Every line below is to be copied exactly, with the pictures left out.

--- begin RECORDS SUPPLIED ---

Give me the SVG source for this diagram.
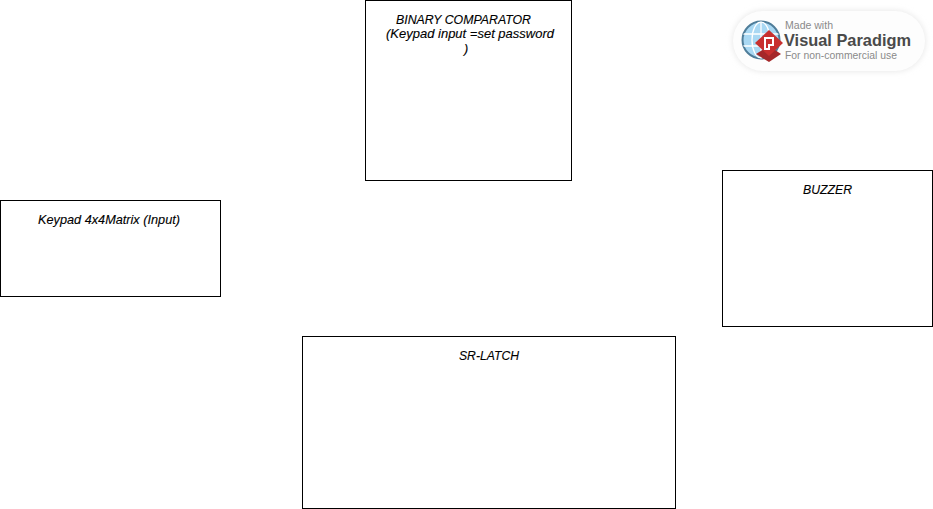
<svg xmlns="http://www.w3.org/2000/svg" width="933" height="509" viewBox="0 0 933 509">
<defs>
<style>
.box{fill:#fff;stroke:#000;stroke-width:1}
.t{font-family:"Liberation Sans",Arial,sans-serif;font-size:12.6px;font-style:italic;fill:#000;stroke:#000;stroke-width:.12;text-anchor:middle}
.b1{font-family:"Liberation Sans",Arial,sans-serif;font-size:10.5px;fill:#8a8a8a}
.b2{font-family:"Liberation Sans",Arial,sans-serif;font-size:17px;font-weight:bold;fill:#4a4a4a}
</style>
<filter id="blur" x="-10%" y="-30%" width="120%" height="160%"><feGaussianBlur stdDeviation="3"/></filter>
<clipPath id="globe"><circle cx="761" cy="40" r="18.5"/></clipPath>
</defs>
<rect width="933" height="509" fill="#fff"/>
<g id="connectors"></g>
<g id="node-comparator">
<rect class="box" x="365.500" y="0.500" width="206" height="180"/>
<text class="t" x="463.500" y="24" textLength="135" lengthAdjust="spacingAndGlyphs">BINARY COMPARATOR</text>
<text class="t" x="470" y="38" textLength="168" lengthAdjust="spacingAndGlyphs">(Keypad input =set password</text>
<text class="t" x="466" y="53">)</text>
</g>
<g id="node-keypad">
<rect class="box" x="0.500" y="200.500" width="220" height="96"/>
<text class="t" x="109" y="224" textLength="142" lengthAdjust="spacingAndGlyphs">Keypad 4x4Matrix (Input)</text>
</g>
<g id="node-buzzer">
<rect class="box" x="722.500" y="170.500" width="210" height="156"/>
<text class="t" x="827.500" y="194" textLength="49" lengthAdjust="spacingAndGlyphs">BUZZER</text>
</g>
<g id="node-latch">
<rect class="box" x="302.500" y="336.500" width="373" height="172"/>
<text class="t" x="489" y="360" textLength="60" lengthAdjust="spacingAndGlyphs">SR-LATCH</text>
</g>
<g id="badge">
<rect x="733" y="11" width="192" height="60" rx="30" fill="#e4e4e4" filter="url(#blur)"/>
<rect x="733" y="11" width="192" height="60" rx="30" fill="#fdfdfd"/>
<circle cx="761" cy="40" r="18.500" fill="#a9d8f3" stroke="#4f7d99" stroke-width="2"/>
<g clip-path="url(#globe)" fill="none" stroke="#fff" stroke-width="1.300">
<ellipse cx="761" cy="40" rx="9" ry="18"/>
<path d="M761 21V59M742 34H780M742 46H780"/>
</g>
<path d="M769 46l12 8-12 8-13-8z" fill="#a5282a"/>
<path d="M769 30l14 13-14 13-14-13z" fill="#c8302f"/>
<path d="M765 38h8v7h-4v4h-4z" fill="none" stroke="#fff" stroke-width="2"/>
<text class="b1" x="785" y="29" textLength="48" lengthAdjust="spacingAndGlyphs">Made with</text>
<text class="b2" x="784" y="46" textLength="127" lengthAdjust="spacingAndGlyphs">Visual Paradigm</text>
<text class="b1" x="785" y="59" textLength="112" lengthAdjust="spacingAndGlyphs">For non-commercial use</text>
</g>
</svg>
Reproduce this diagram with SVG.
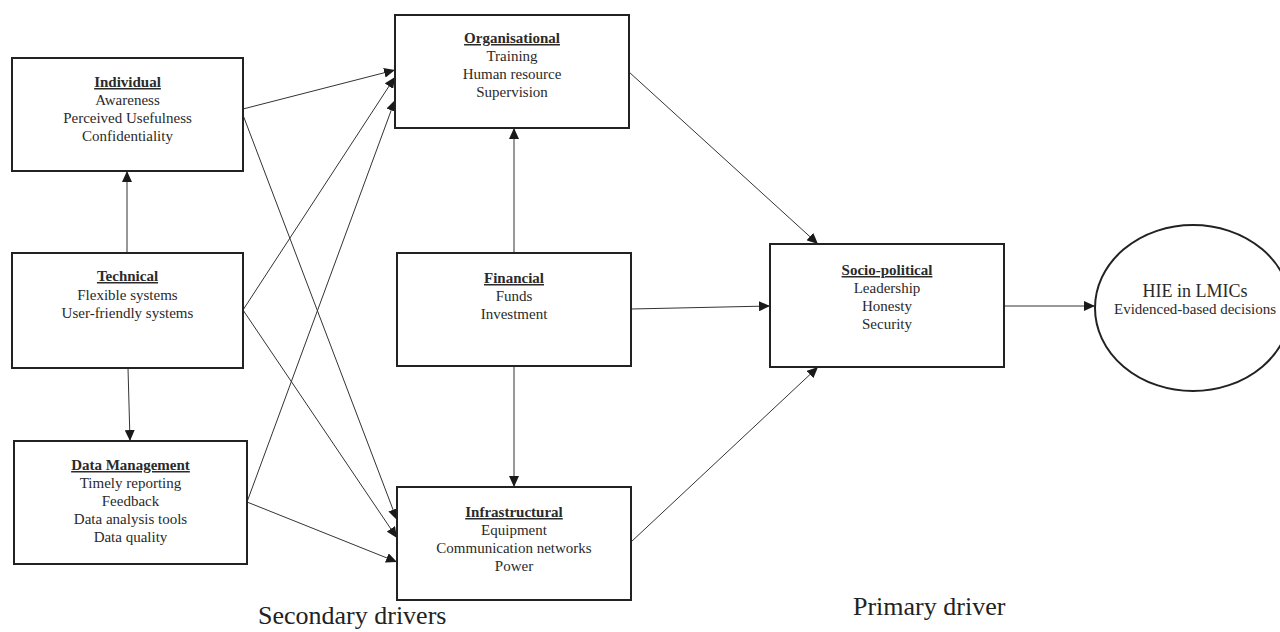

--- end RECORDS SUPPLIED ---

**TASK ANSWER**
Give me the SVG source for this diagram.
<svg xmlns="http://www.w3.org/2000/svg" width="933" height="509" viewBox="0 0 933 509">
<defs>
<style>
.box{fill:#fff;stroke:#000;stroke-width:1}
.t{font-family:"Liberation Sans",Arial,sans-serif;font-size:12.6px;font-style:italic;fill:#000;stroke:#000;stroke-width:.12;text-anchor:middle}
.b1{font-family:"Liberation Sans",Arial,sans-serif;font-size:10.5px;fill:#8a8a8a}
.b2{font-family:"Liberation Sans",Arial,sans-serif;font-size:17px;font-weight:bold;fill:#4a4a4a}
</style>
<filter id="blur" x="-10%" y="-30%" width="120%" height="160%"><feGaussianBlur stdDeviation="3"/></filter>
<clipPath id="globe"><circle cx="761" cy="40" r="18.5"/></clipPath>
</defs>
<rect width="933" height="509" fill="#fff"/>
<g id="connectors"></g>
<g id="node-comparator">
<rect class="box" x="365.500" y="0.500" width="206" height="180"/>
<text class="t" x="463.500" y="24" textLength="135" lengthAdjust="spacingAndGlyphs">BINARY COMPARATOR</text>
<text class="t" x="470" y="38" textLength="168" lengthAdjust="spacingAndGlyphs">(Keypad input =set password</text>
<text class="t" x="466" y="53">)</text>
</g>
<g id="node-keypad">
<rect class="box" x="0.500" y="200.500" width="220" height="96"/>
<text class="t" x="109" y="224" textLength="142" lengthAdjust="spacingAndGlyphs">Keypad 4x4Matrix (Input)</text>
</g>
<g id="node-buzzer">
<rect class="box" x="722.500" y="170.500" width="210" height="156"/>
<text class="t" x="827.500" y="194" textLength="49" lengthAdjust="spacingAndGlyphs">BUZZER</text>
</g>
<g id="node-latch">
<rect class="box" x="302.500" y="336.500" width="373" height="172"/>
<text class="t" x="489" y="360" textLength="60" lengthAdjust="spacingAndGlyphs">SR-LATCH</text>
</g>
<g id="badge">
<rect x="733" y="11" width="192" height="60" rx="30" fill="#e4e4e4" filter="url(#blur)"/>
<rect x="733" y="11" width="192" height="60" rx="30" fill="#fdfdfd"/>
<circle cx="761" cy="40" r="18.500" fill="#a9d8f3" stroke="#4f7d99" stroke-width="2"/>
<g clip-path="url(#globe)" fill="none" stroke="#fff" stroke-width="1.300">
<ellipse cx="761" cy="40" rx="9" ry="18"/>
<path d="M761 21V59M742 34H780M742 46H780"/>
</g>
<path d="M769 46l12 8-12 8-13-8z" fill="#a5282a"/>
<path d="M769 30l14 13-14 13-14-13z" fill="#c8302f"/>
<path d="M765 38h8v7h-4v4h-4z" fill="none" stroke="#fff" stroke-width="2"/>
<text class="b1" x="785" y="29" textLength="48" lengthAdjust="spacingAndGlyphs">Made with</text>
<text class="b2" x="784" y="46" textLength="127" lengthAdjust="spacingAndGlyphs">Visual Paradigm</text>
<text class="b1" x="785" y="59" textLength="112" lengthAdjust="spacingAndGlyphs">For non-commercial use</text>
</g>
</svg>
Reproduce this diagram with SVG.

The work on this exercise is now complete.